While you’re not watching the quickly mounting debt on your credit card means interest charges quickly increase from nickels and dimes to big bucks. Credit card debt servicing eats into the money you need to meet mortgage payments and other essential items in your budget.
According to Mortgage Choice CEO John Flavell “Credit card interest rates are incredibly high and easily become a money trap for many consumers.”
Data shows 57.5% of consumers in Australia have some kind of credit card debt. Of those, 35.4% have more than $5,000 in credit card debt, while just 11% said they owe less than $500 on their card.
Most credit cards have an interest rate of 14% or higher. People who make the minimum repayment on their credit card each month may find it takes them years to pay off their debt.

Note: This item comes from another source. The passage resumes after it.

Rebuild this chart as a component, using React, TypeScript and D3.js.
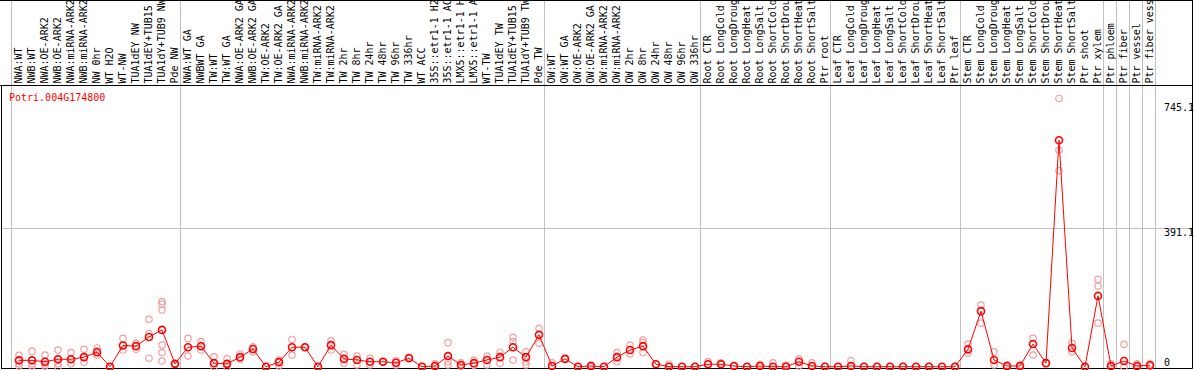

At the Senate Enquiry last week, a Federal Treasury speaker said that credit card providers are exploiting “consumer inattention” to keep interest rates higher than they should be.
Consumers were unknowingly paying higher credit card fees because they take the path of least resistance. They will obtain a credit card through their current lender, usually a bank, because it’s so easy.
If you have a mortgage you need to limit your Credit card usage as much as possible. And remember to make those repayments before being slugged for extra fees.